Rev. Al Sharpton told CBS News today that Glenn Beck, who is hosting tomorrow's "Restoring Honor" rally at the Lincoln Memorial, is offering a very different message from the one offered by Dr. Martin Luther King Jr. in his "I Have a Dream" speech there 47 years earlier.
Beck's statement that he is reclaiming the civil rights movement, Sharpton told CBS News' Wyatt Andrews, reminds him of earlier claims that King was a communist.
"When Dr. King and others came here in '63 to ask the government to protect the civil rights of people and the economic rights of people, they came to ask government to protect them from local states that were robbing them of economic and civil rights," said Sharpton, who is hosting a rally of his own tomorrow. "...Glenn Beck is coming here to ask government to leave us alone, so he's trying to reverse what King did and there are those of us who are not going to allow that to happen."
"They're saying 'we're talking about the honor of America,' they're saying 'we're talking about restoring dignity,' there is nothing more dignified than our country coming together and making sure that everyone has equal opportunity," said Sharpton. "That's not communism, that's really what this country is supposed to stand for and what Dr.

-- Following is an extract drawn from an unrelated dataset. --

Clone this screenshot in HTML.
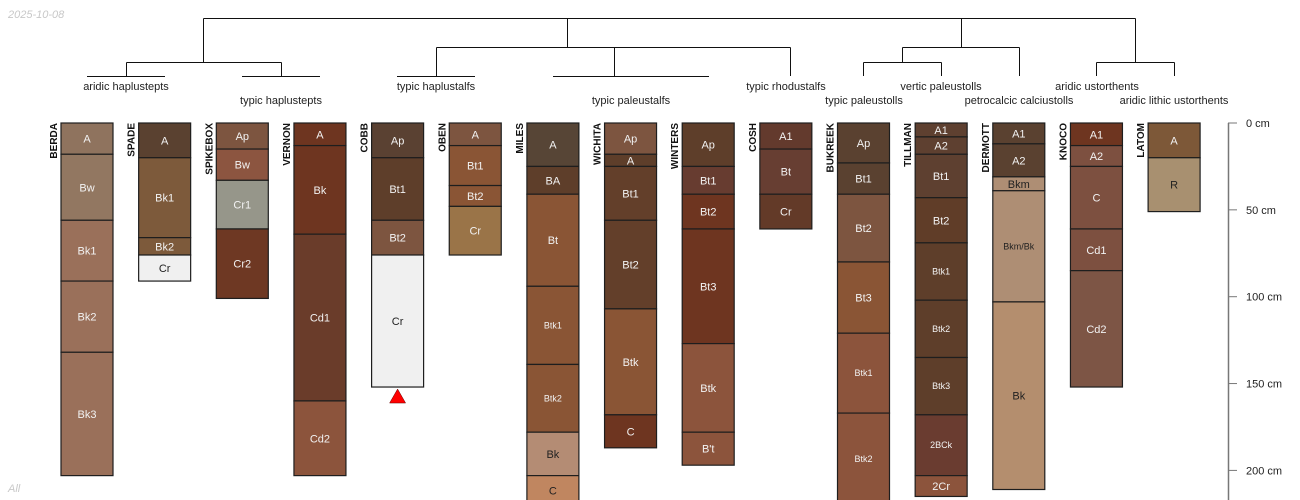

King gave his life for." (Watch a portion of the interview at left.)
Beck says the fact that his rally is being held on the anniversary of King's speech is a coincidence, though he has embraced said coincidence and suggested he is trying to reclaim the civil rights movement. The conservative radio and Fox News host has said that King's legacy does not only belong to African-Americans.
Sharpton told Andrews that while King stood for the government helping poor Americans, Beck deems that "socialism" and "government ruling our lives."
"It couldn't have been more of a contradiction," he said.
"When government stayed out of people's lives women and blacks couldn't vote," Sharpton argued. "When government stayed out of people's lives we were in the back of the bus. We need government to do what Dr. King came and asked government to do in '63 and we need government to do that now."
"When you start saying you're going to reclaim the civil rights movement that's not even coded, that's a blatant attempt the highjack a movement that changed America," added Sharpton.
Sharpton said his rally is "going to stay way away from" Beck and the "Restoring Honor" rally.
"I'm going to let him have the stage to himself and people will judge for themselves whether that has anything to do with civil rights," he said.